The making of a will is serious. A valid will dictates who gets your property and when they get it.
An invalid will can result in your property passing according to Texas intestacy law. It can also set up an expensive probate dispute.
This is why estate planning attorneys take such care in helping clients properly execute wills.
One common question is whether the two witnesses to the will have to witness the decedent or testator sign the will. Put another way, can the decedent or testator sign the will and then, at some point in the future, have the witnesses sign the will? Is the will valid without simultaneous signatures?
The Venner v. Layton, 244 S.W.2d 852 (Tex. App.–Dallas 1951) case provides an opportunity to consider this question.
Facts & Procedural History
This case involves a will that was prepared and signed by the decedent.
At some point after the decedent signed the will, she had two witnesses sign the will. One witness was her doctor who made a house call. Later, she had a family friend at her house and asked her to sign as a witness.

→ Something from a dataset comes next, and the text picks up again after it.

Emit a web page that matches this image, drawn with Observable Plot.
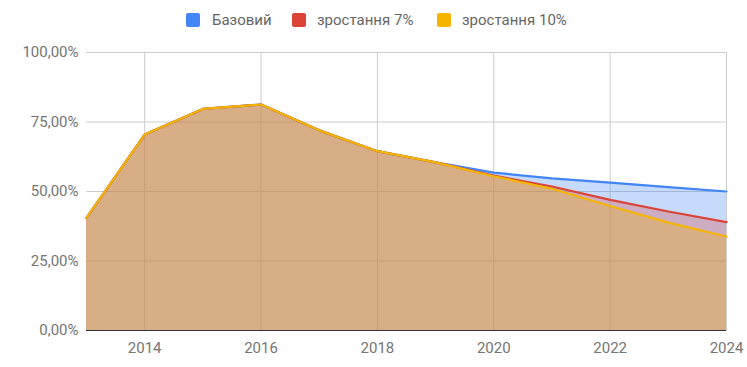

Both witnesses testified that the decedent had showed them the will, identified her signature on the will, and asked them to sign the will as witnesses.
The probate court entered a directed verdict and admitted the will to probate. On appeal, the court was asked whether the will was properly executed.
How to Execute a Will in Texas
The requirements for a valid will vary from one state to another. The states have different laws that set out the requirements. Some states require more formality than others.
Texas Estates Code 251.051 sets out the requirements for executing wills in Texas:
Except as otherwise provided by law, a will must be:
(1) in writing;
(2) signed by: (A) the testator in person; or (B) another person on behalf of the testator: (i) in the testator’s presence; and (ii) under the testator’s direction; and
(3) attested by two or more credible witnesses who are at least 14 years of age and who subscribe their names to the will in their own handwriting in the testator’s presence.
The focus in this case is on the third element. The question is whether the witnesses who subscribe their names to the will have to do so at or around the same time that the decedent or testator signed her name.
The Code does not say whether the signatures have to be close in time.
The Signature Requirement in Texas
The Texas courts have addressed a number of different fact patterns involving the signature requirements for wills.
The Venner case described above is an example. The appeals court in Venner summarized the law as follows:
It was not necessary for the testatrix to sign the will in the presence of the witnesses. All that was required was that the witnesses sign in the presence of the testatrix; Davis v. Davis, Tex.Civ.App., 45 S.W.2d 240; nor was it necessary for the witnesses to sign the will in the presence of each other; Ludwick v. Fowler, Tex.Civ.App., 193 S.W.2d 692; Gainer v. Johnson, Tex.Civ.App., 211 S.W.2d 789. Neither was it necessary that there be affirmative evidence that the testatrix actually read and understood the will since, if she was of sound mind and not subject to undue influence, the fact that she signed it and requested witnesses to sign it, and acknowledged it as her last will, was evidence prima facie sufficient of her knowledge of its contents. Warren v. Ellis, Tex.Civ.App., 137 S.W. 1182. Such contentions are overruled.
There you have it. Venner is still valid today. It stands for the proposition that the witnesses do not have to see the decedent or testator sign the will. Simultaneous signatures are not required.
The Absence of Simultaneous Signatures
Even though Texas law says that the witnesses do not need to see the decedent or testator sign the will, or even be present when the decedent or testator signs the will, those executing wills should not rely on cases like Venner.
The decedent or testator and the witnesses should sign the will when possible.
Simultaneous signatures can help avoid questions about the admissibility of the will. It can also avoid problems where a witness is not able to recall any circumstances about the execution of the will. It can also avoid problems when there is an alleged alteration of the will. This can help avoid probate disputes.